Krisalis (and Teque beforehand) are owned by Shaun, Tony
Kavanagh (never written a game, a management type) and
myself in equal shares.
When did you first meet up with
At Gremlin, Shaun wrote "Potty Pigeon" for the
Spectrum, and Tony K came in as Sales and Marketing a
couple of years later.
Can you and Shaun call your own
shots concerning game ideas and such?
Yes in theory we can (since it's our company) but you've
got to take into account what the market wants. After
all, we have over 30 people to pay each month.
OK, so Krisalis equals Teque. Why
was Teque run down?
There became no need for having two companies once Krisalis
was standing on its own. It just got to the point where
all the work went through Krisalis so we set up (and then
sold) Teque London and finished off everything Teque was
doing then closed the books on it.
But why did you set up Krisalis
in the first place when you had Teque?
Teque was known as a conversion facility and we wanted
to get a publishing name known.
Teque had a very broaden knowledge
concerning different computer languages. Did this give
you the advantage over other coding teams because you
were able to do a game on many formats?
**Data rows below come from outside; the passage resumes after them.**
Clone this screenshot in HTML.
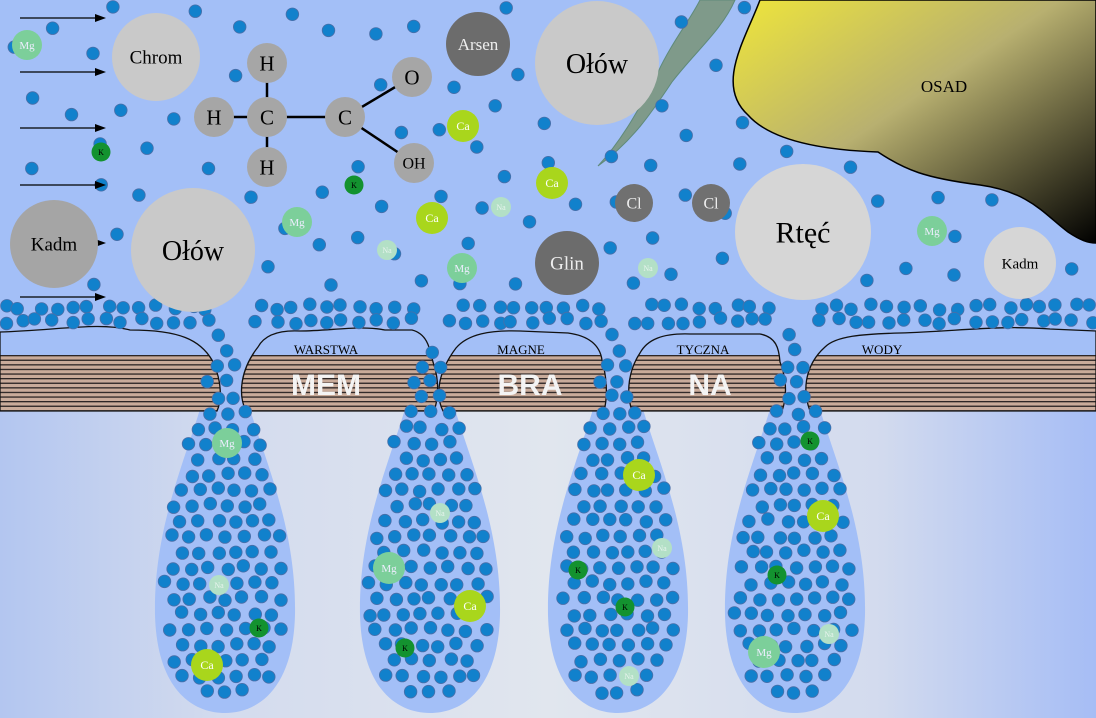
<!DOCTYPE html>
<html><head><meta charset="utf-8"><style>
html,body{margin:0;padding:0;width:1096px;height:718px;overflow:hidden;background:#a3bff7}
svg{display:block}
text{font-family:"Liberation Serif",serif}
</style></head><body>
<svg id="s" width="1096" height="718" viewBox="0 0 1096 718" xmlns="http://www.w3.org/2000/svg">
<defs>
<linearGradient id="low" x1="0" x2="1" y1="0" y2="0">
<stop offset="0" stop-color="#b3c6f0"/><stop offset="0.2" stop-color="#d3dbee"/><stop offset="0.5" stop-color="#e1e6ee"/><stop offset="0.8" stop-color="#d3dbee"/><stop offset="1" stop-color="#a6bdf5"/></linearGradient>
<linearGradient id="osad" x1="0" y1="0" x2="1" y2="1">
<stop offset="0" stop-color="#efe63a"/><stop offset="0.45" stop-color="#b8b070"/><stop offset="1" stop-color="#000"/></linearGradient>
<pattern id="str" width="20" height="4.6" patternUnits="userSpaceOnUse" y="355">
<rect width="20" height="4.6" fill="#c9ab9a"/><rect y="0" width="20" height="1.3" fill="#2b2424"/></pattern>
<clipPath id="band"><rect x="0" y="355" width="1096" height="57"/></clipPath>
</defs>
<rect x="0" y="411" width="1096" height="307" fill="url(#low)"/>
<path d="M760,0 C745,40 715,85 748,115 C770,140 820,150 878,152 C905,170 925,178 980,185 C1030,192 1045,215 1068,232 C1080,240 1088,243 1096,243 L1096,0 Z" fill="url(#osad)" stroke="#000" stroke-width="1.5"/>
<text x="944" y="92" font-size="17" text-anchor="middle">OSAD</text>
<path d="M700,0 L735,0 C722,30 695,52 672,82 C652,112 632,142 598,166 C622,140 640,108 658,72 C672,42 690,20 700,0 Z" fill="#7f9a8a" stroke="#5f8a7a" stroke-width="1"/>
<g id="segs"></g>
<g id="dots"></g>
<g id="ions"></g>
</svg>
<script>
var NS="http://www.w3.org/2000/svg",s=document.getElementById('s');
function el(t,a,p,txt){var e=document.createElementNS(NS,t);for(var k in a)e.setAttribute(k,a[k]);if(txt!=null)e.textContent=txt;(p||s).appendChild(e);return e;}
var seed=7;function r(){seed=(seed*16807)%2147483647;return seed/2147483647;}
var segs=document.getElementById('segs'),dots=document.getElementById('dots'),ions=document.getElementById('ions');
var drops=[225,430,618,795];
drops.forEach(function(c){var d="M"+(c-12)+",345 C"+(c-16)+",420 "+(c-72)+",500 "+(c-70)+",615 C"+(c-68)+",690 "+(c-32)+",713 "+c+",713 C"+(c+32)+",713 "+(c+68)+",690 "+(c+70)+",615 C"+(c+72)+",500 "+(c+16)+",420 "+(c+12)+",345 Z";
el('path',{d:d,fill:'#a3bff7'},segs);});
var shapes=[
"M0,332 C60,330 100,322 130,330 C180,330 200,340 212,360 C222,380 222,400 217,411 L0,411 Z",
"M246,411 C238,395 240,370 258,347 C265,334 280,330 300,331 C330,331 360,325 385,330 L412,330 C428,334 430,350 433,362 C440,382 438,400 434,411 Z",
"M443,411 C435,395 438,372 456,348 C468,334 490,330 520,331 L568,333 C590,336 600,346 602,360 C608,382 607,400 604,411 Z",
"M632,411 C625,390 630,368 640,353 C647,340 662,333 690,334 L760,334 C776,337 779,348 780,362 C788,382 786,400 782,411 Z",
"M810,411 C802,390 805,365 825,347 C836,336 862,334 900,333 C960,331 1000,325 1050,329 L1096,331 L1096,411 Z"];
shapes.forEach(function(d){el('path',{d:d,fill:'#a3bff7'},segs);el('path',{d:d,fill:'url(#str)','clip-path':'url(#band)'},segs);el('path',{d:d,fill:'none',stroke:'#111','stroke-width':1.3},segs);});
[["WARSTWA",326],["MAGNE",521],["TYCZNA",703],["WODY",882]].forEach(function(a){el('text',{x:a[1],y:354,'font-size':13,'text-anchor':'middle'},segs,a[0]);});
[["MEM",326],["BRA",530],["NA",710]].forEach(function(a){el('text',{x:a[1],y:395,'font-size':30,'font-weight':'bold','text-anchor':'middle',fill:'#f4f4f4',style:'font-family:"Liberation Sans",sans-serif'},segs,a[0]);});
function dot(x,y){el('circle',{cx:x.toFixed(1),cy:y.toFixed(1),r:6.3,fill:'#1181cc',stroke:'#4a6ea8','stroke-width':0.8},dots);}
function inDrop(c,x,y){if(y<300||y>705)return false;var hw;
 if(y<345)hw=14;else if(y<615){var t=(y-345)/270;hw=12+58*Math.sin(t*Math.PI/2)*0.98;}else{var t=(y-615)/95;hw=66*Math.sqrt(Math.max(0,1-t*t));}
 return Math.abs(x-c)<hw-6;}
drops.forEach(function(c){for(var y=335,row=0;y<706;y+=15.5,row++){for(var x=c-80+(row%2)*9;x<c+80;x+=18){var xx=x+(r()-0.5)*5,yy=y+(r()-0.5)*4;if(inDrop(c,xx,yy))dot(xx,yy);}}});
var big=[[156,57,46],[193,250,64],[54,244,46],[597,63,64],[803,232,70],[1020,263,38],[478,44,34],[567,263,34],[267,63,22],[214,117,22],[267,117,22],[345,117,22],[267,167,22],[412,77,22],[414,163,22],[305,117,60],[944,92,20]];
for(var x=4;x<1096;x+=17){for(var k=0;k<2;k++){var xx=x+(r()-0.5)*8,yy=307+k*14+(r()-0.5)*6;var bad=false;drops.forEach(function(c){if(Math.abs(xx-c)<16)bad=true;});if(!bad)dot(xx,yy);}}
function inOsad(x,y){if(x>745&&y<150)return true;if(x>880&&y<185)return true;if(x>1000&&y<240)return true;if(x>600&&x<740&&y<150&&(x-600)>(150-y)*0.9-30&&(x-600)<(150-y)*0.9+20)return true;return false;}
var pts=[];var tries=0;
while(pts.length<80&&tries<5000){tries++;var x=10+r()*1080,y=6+r()*280;if(x<110&&y<300&&Math.abs((y-18)%56)<8)continue;if(inOsad(x,y))continue;var ok=true;
 big.forEach(function(b){if(Math.hypot(x-b[0],y-b[1])<b[2]+10)ok=false;});pts.forEach(function(p){if(Math.hypot(x-p[0],y-p[1])<38)ok=false;});if(ok)pts.push([x,y]);}
pts.forEach(function(p){dot(p[0],p[1]);});
[18,72,128,185,243,297].forEach(function(y){el('line',{x1:20,y1:y,x2:98,y2:y,stroke:'#000','stroke-width':1.2},ions);el('path',{d:'M106,'+y+' L95,'+(y-4)+' L95,'+(y+4)+' Z',fill:'#000'},ions);});
function ion(x,y,rad,fill,t,fs,col){el('circle',{cx:x,cy:y,r:rad,fill:fill},ions);el('text',{x:x,y:y+fs*0.35,'font-size':fs,'text-anchor':'middle',fill:col||'#000'},ions,t);}
[[267,63,267,117],[214,117,267,117],[267,117,345,117],[267,117,267,167],[345,117,412,77],[345,117,414,163]].forEach(function(l){el('line',{x1:l[0],y1:l[1],x2:l[2],y2:l[3],stroke:'#000','stroke-width':2.5},ions);});
ion(156,57,44,'#c9c9c9','Chrom',19);
ion(193,250,62,'#c9c9c9','Ołów',28);
ion(54,244,44,'#a5a5a5','Kadm',19);
ion(597,63,62,'#c9c9c9','Ołów',28);
ion(803,232,68,'#d6d6d6','Rtęć',30);
ion(1020,263,36,'#d6d6d6','Kadm',15);
ion(478,44,32,'#6c6c6c','Arsen',17,'#eee');
ion(567,263,32,'#6c6c6c','Glin',19,'#eee');
ion(634,203,19,'#707070','Cl',16,'#eee');ion(711,203,19,'#707070','Cl',16,'#eee');
[[267,63,'H'],[214,117,'H'],[267,117,'C'],[345,117,'C'],[267,167,'H'],[412,77,'O'],[414,163,'OH']].forEach(function(a){ion(a[0],a[1],20,'#a6a6a6',a[2],a[2]=='OH'?16:21);});
function Mg(x,y,rr){ion(x,y,rr||15,'#7ccf9a','Mg',11,'#eef');}
function Ca(x,y){ion(x,y,16,'#a9d61c','Ca',12,'#fff');}
function K(x,y){ion(x,y,9.5,'#13922f','K',8,'#000');}
function Na(x,y){ion(x,y,10,'#b3e0c6','Na',8,'#e8f4ee');}
Mg(27,45);Mg(297,222);Mg(462,268);Mg(932,231);
Ca(463,126);Ca(552,183);Ca(432,218);
K(101,152);K(354,185);
Na(501,207);Na(387,250);Na(648,268);
Mg(227,443);Na(440,513);Mg(389,568,16);Ca(470,606);K(405,648);Na(219,585);K(259,628);Ca(207,665);
Ca(639,475);Na(662,548);K(578,570);K(625,607);Na(629,676);
K(810,441);Ca(823,516);K(777,575);Na(829,634);Mg(764,652,16);
</script>
</body></html>
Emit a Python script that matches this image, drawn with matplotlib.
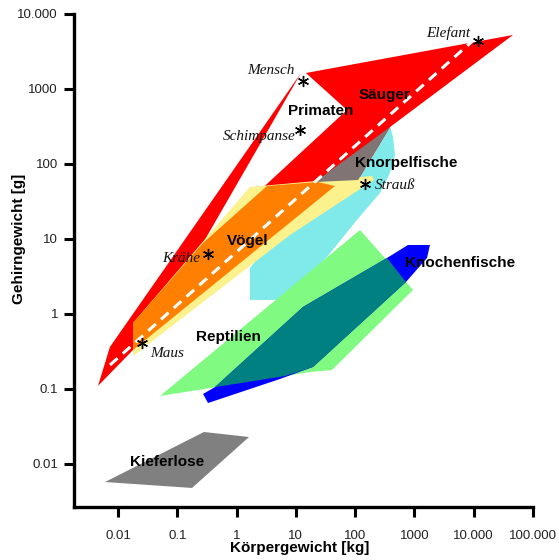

I believe that's
what a publisher want!
Yes it did. And again, yes it's what publishers want.
What was the difference between
working on the many formats?
Very little difference, once you have got around that
"but it's a different machine" phase you realize
that all computers pretty much behave the same.
The easiest one to program?
Easiest is a relative term, it all depends on what you're
trying to achieve. If one machine does one thing particularly
well then that machine became the easiest to program.
Imagine you needed 60 fps scrolling, the C64 was far easier
than the Spectrum, but if you wanted bitmapped graphics,
the Spectrum was tops. It's really the same argument you
get between owners of different computers where each owner
says "mine is better than yours". It can never
be resolved because usually they are both right! Just
depends on what you are doing with it. The same thing
popped up with the ST and Amiga - with the same results.